Doug BrodessCorrespondent IFebruary 11, 2013

AUSTIN, TX - DECEMBER 19:  Head coach Roy Williams of the University of North Carolina Tar Heels has words with an official against the University of Texas Longhorns on December 19, 2012 at the Frank Erwin Center in Austin, Texas.  (Photo by Cooper Neill/Getty Images)
Cooper Neill/Getty Images

North Carolina's Roy Williams is one of the best college basketball coaches.

Going into this week's game against archrival Duke, Williams has a career record of 691-174 (79.9 percent; 24th season), which puts him No. 20 on the all-time wins list

He has won two NCAA championships (2005, 2009) at North Carolina, and is one of several coaches who have won at least two national titles.

Unless the Tar Heels absolutely catch fire in the last month of the 2012-13 season, Williams will probably have to wait until next year to the join the “700-Win Club.” Whether he hits that milestone this or next year, he will have arrived there in less years than any other D-I coach.

It’s ironic, though, with all of his accomplishments and achievements, Williams’ reputation will most likely be that of a runner-up, a silver medalist, a second-placer to his adversary, Mike Krzyzewski.

While Williams has very few of his fellow coaches that can compare with the Asheville native’s track record, he will be evaluated for who is still ahead of him when all is said and done.

This season demonstrates why the 2013 Tar Heels show that Roy Williams will never be at Coach K’s level.

Like it or not, Tar Heel fans, Roy will never fully match up with Krzyzewski.

It is not likely that Williams will ever catch or pass K and his win total. Not that I’m predicting this, but it is all together possible that Williams will never gain any significant ground on Coach K.

This year has been a confusing and frustrating season (16-7; 6-4 ACC). It’s very possible that the Tar Heels will lose at least 10 games or more. That doesn’t happen much in Chapel Hill.

It happens even less in Durham (only twice in the last 25 seasons).

The Heels have won four consecutive games only once, and they have lost their seven games by an average of 15 points per game.

That’s getting thrashed.

You might be thinking, “But wait a minute. Didn’t Duke get stomped by Miami by 27 points?" The answer, of course, is yes. But their only other loss was an eight-point defeat at the hands of North Carolina State.

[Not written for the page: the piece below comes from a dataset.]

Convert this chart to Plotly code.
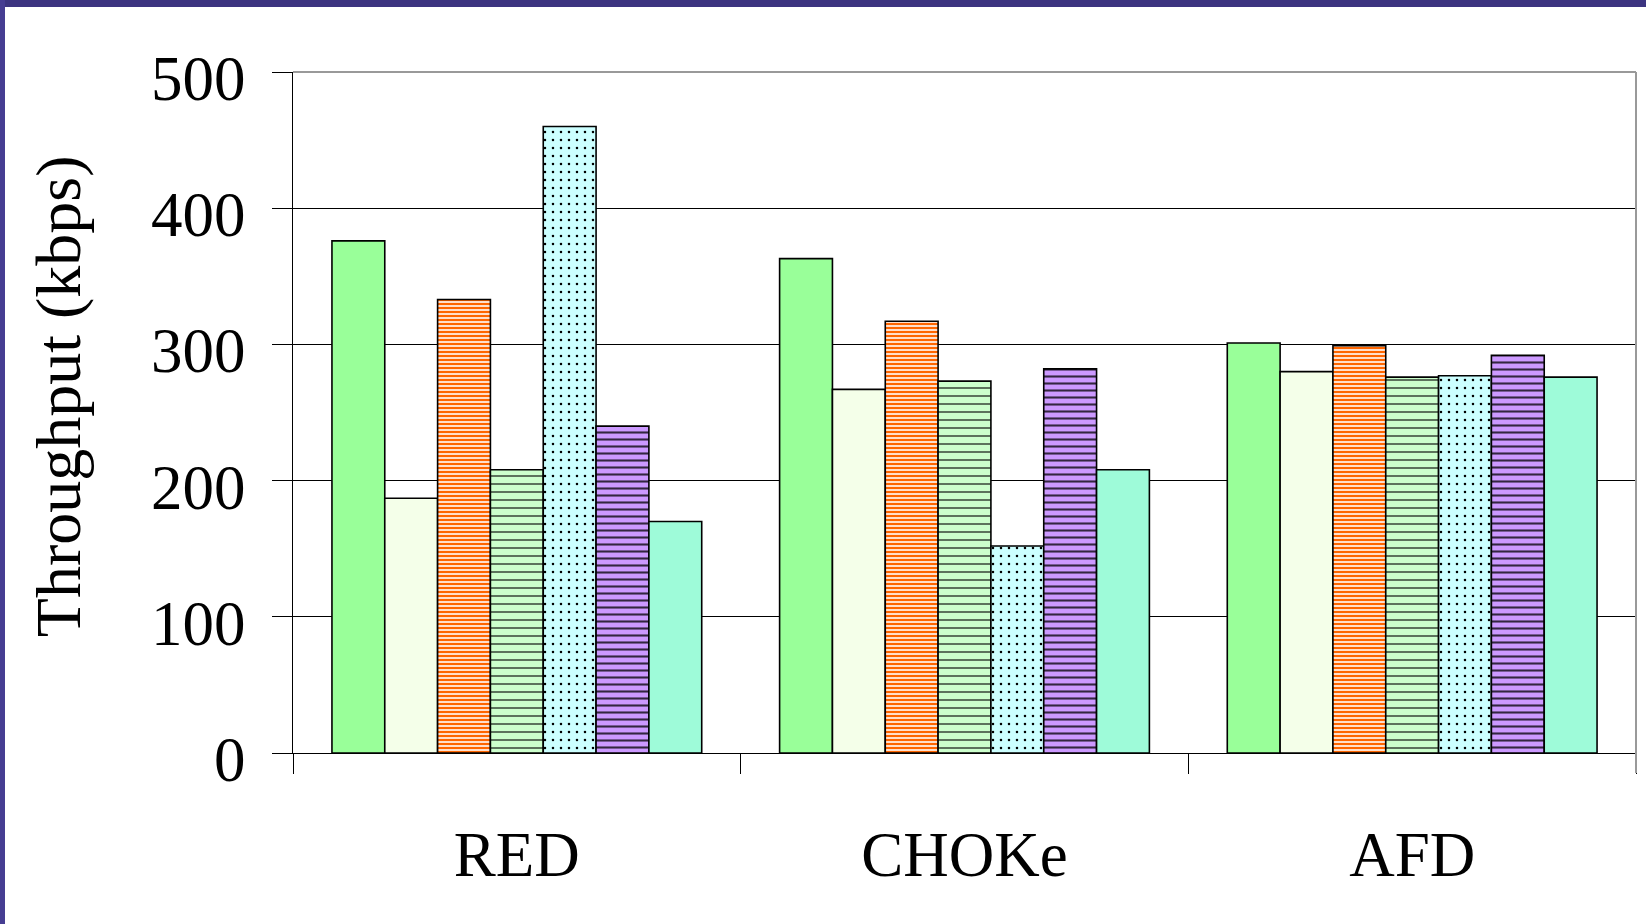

Overall, Coach K’s teams don’t get hammered multiple times in a season like UNC is getting.

In many of Carolina’s games this year, the players on the floor have looked baffled and bored. Not a good combination if you are want to take a legitimate shot at the ACC regular-season title.

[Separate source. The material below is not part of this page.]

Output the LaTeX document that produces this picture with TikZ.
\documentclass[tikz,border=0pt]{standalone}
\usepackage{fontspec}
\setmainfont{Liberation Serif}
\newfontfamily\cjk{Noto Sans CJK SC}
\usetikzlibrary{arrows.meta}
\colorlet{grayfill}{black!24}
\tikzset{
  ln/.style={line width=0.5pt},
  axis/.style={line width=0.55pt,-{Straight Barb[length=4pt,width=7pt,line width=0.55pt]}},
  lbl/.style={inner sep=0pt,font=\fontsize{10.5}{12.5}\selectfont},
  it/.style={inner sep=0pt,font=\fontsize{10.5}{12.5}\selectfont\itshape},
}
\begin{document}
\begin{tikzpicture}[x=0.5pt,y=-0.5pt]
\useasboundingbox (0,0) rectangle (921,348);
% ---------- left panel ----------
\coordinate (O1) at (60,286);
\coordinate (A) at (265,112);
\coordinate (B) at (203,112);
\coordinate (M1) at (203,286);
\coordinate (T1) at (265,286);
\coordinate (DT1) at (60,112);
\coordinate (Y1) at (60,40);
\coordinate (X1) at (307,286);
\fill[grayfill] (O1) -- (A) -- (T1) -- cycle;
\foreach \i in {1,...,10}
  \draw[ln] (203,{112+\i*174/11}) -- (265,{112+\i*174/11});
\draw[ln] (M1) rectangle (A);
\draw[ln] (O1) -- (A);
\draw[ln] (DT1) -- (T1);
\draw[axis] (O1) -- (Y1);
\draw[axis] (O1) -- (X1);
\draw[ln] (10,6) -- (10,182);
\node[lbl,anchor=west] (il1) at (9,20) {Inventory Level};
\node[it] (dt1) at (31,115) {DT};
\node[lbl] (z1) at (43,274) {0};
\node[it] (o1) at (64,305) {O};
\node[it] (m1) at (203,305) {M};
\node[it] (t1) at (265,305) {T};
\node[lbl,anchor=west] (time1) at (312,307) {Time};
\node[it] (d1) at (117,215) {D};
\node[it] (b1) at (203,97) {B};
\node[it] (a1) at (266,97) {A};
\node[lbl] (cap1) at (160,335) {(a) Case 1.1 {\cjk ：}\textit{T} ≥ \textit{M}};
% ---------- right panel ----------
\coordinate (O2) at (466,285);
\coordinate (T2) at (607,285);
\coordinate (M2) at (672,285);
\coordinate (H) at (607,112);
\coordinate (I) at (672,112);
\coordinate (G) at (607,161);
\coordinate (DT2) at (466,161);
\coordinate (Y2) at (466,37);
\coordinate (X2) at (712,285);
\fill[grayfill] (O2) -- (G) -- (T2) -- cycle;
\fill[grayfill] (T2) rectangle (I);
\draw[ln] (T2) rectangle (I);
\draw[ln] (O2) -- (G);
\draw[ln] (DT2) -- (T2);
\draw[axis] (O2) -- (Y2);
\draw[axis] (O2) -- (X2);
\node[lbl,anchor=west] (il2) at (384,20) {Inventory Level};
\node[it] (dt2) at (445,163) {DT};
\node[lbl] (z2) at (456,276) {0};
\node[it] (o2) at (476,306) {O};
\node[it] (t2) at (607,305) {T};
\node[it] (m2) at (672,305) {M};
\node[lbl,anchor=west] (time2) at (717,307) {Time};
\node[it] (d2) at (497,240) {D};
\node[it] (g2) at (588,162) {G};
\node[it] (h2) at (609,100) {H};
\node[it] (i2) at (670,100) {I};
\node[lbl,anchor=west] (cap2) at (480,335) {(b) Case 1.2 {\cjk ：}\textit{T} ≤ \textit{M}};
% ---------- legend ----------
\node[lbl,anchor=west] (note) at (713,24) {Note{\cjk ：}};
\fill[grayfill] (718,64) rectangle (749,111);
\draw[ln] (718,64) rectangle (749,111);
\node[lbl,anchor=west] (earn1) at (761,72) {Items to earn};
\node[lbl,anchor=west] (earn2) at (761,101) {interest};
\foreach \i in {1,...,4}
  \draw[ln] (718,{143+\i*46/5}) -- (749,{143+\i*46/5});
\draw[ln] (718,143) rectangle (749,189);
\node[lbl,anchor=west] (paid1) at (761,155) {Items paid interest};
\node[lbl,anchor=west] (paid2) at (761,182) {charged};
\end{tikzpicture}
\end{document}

Instead of working through these issues of flow and floor leadership, Roy has seemed to stay the course and keep going in the same direction.

Persevering and moving forward is a good idea if your team is playing well. The Heels are playing below average and don’t seem to make adjustments in the game plan or during the course of the game.

This current year’s fluctuations should be a thing of the past at this stage of the 2012-13 season. But they are not.

And we’re not talking about a lack of talent on the Tar Heel roster. Plenty of McDonald’s All-Americans on the floor or on the bench.

It’s not that Coach K is perfect. The Blue Devils have had their stinkers where they had to fight until the final buzzer just to ensure a “W” (see Duke’s close call this week at Boston College).

But it simply seems like Krzyzewski and his staff make good in-game adjustments or at half.

And as the season unfolds, K and his team shift gears and go to Plan B (when necessary).

I’ll say it again: Roy Williams is one of the best college basketball coaches.

It just stinks for him that the best active coach does his thing less than 10 miles away.